今回の経験を通して得られたヨーロッパのダンス関係者と出会いも何事にも代えがたい。そこには各地のフェスティバルディレクターや劇場関係者のみならず、開催地近郊に拠点を置くダンス制作者向けのプログラムArtist Encounterを通して参加していたドイツ在住のアーティストや、舞踊評論家を育成するSpringback Academyの受講生の姿もあった。賑やかな劇場ロビーを眺めるだけでSpring Forwardがダンスに関わるコミュニティの貴重なハブとして機能していることは一目瞭然であった。筆者もこれらの縁を建築設計と舞踊評論を融合したキャリアの先に繋げることを目標に、自らの足元である日本やアジアを取り巻くダンスの現在にも向き合い続けることで精進したいと思う。

来年2025年のSpring Forwardは欧州文化首都事業の一環として、イタリア・ゴリツィアでの開催が決定している。Aerowavesの創始者であるJohn Ashfordが昨年2023年12月に亡くなったことを受け、今後の展望をフェスティバル共同ディレクターのRoberto Casarotto氏に聞くと、「同じメンバー、同じフォーマットでずっと続けていきたい」と答えてくれた。ダンスへの志を共有する人々によって守られながら丁寧に開かれ、自然とコミュニケーションが始まる場所。ドイツから帰国した今、Spring Forwardは陽だまりが温かな縁側のように思い返される。対話を恐れず、未知の世界へも想像力を頼りに歩み寄ること。

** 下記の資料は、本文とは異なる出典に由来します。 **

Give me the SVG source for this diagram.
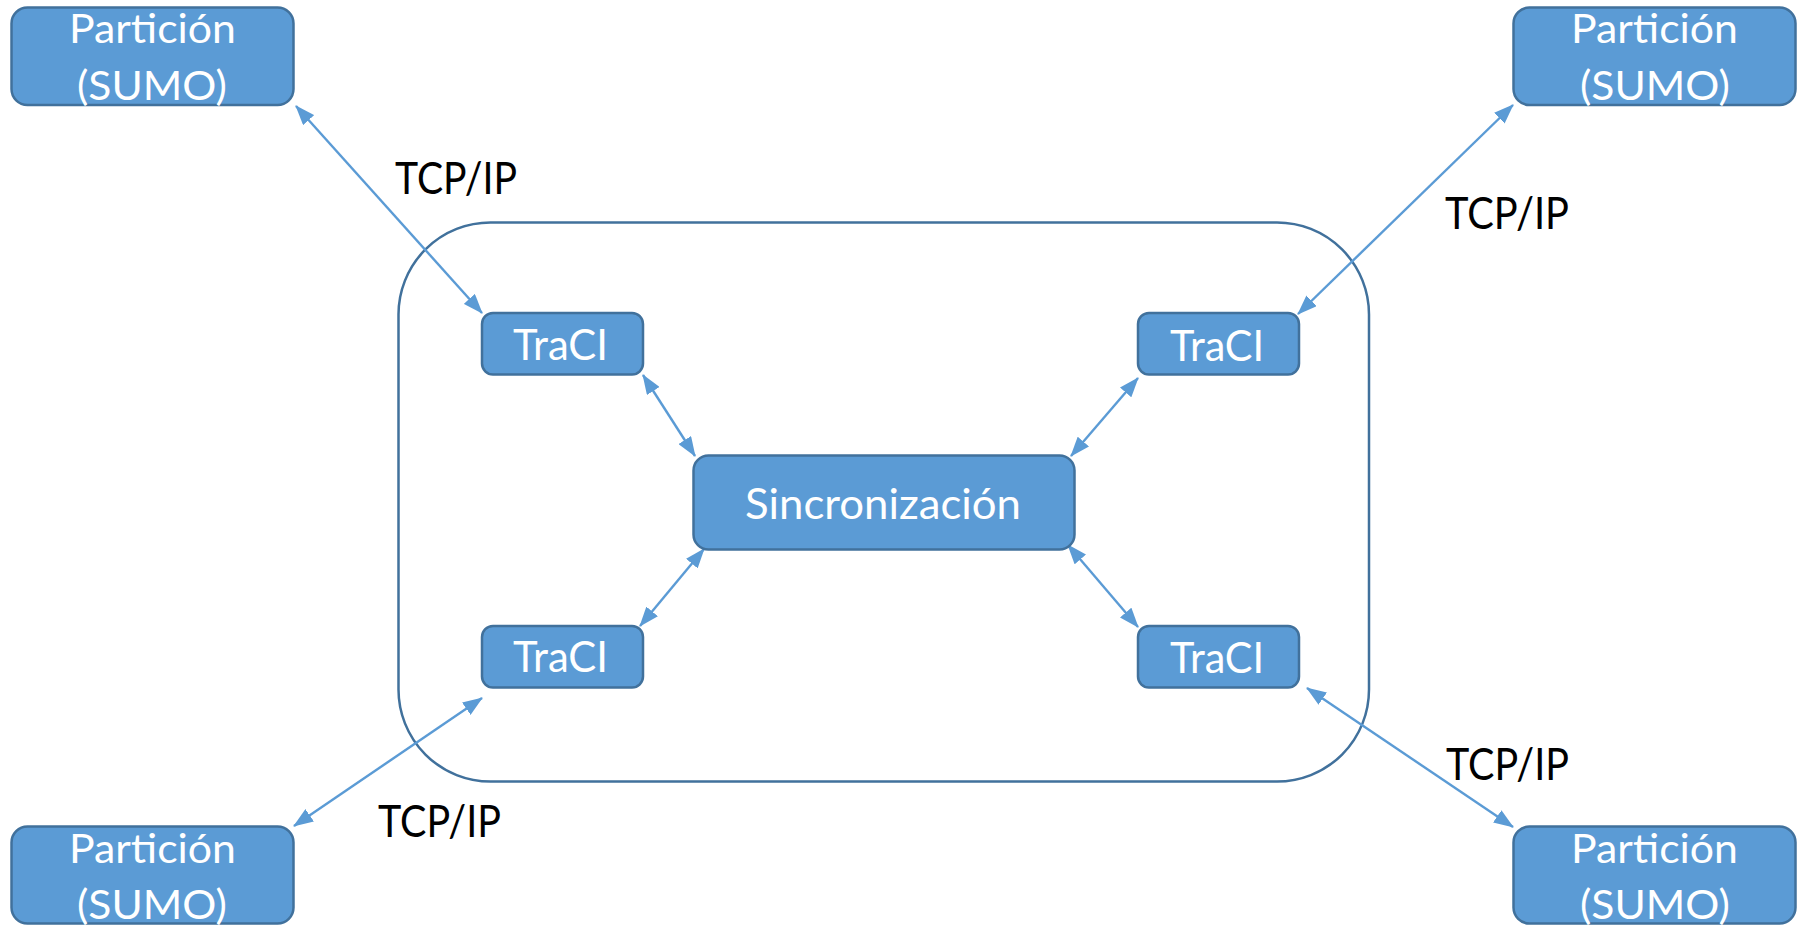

建築設計も舞踊評論も文化交流も、大切な本質は同じなのかもしれない。

最後にSpring Forward 2024に関わった全ての方々と、この素晴らしい機会を与えて下さったDaBY/ProLab 第1期乗越たかおの“舞踊評論家[養成→派遣]プログラム、そしてプログラムの後援であり、今回の海外派遣への経費を支援いただいたEU・ジャパンフェスト日本委員会の皆さまに、この場を借りて心からの謝意を伝えたい。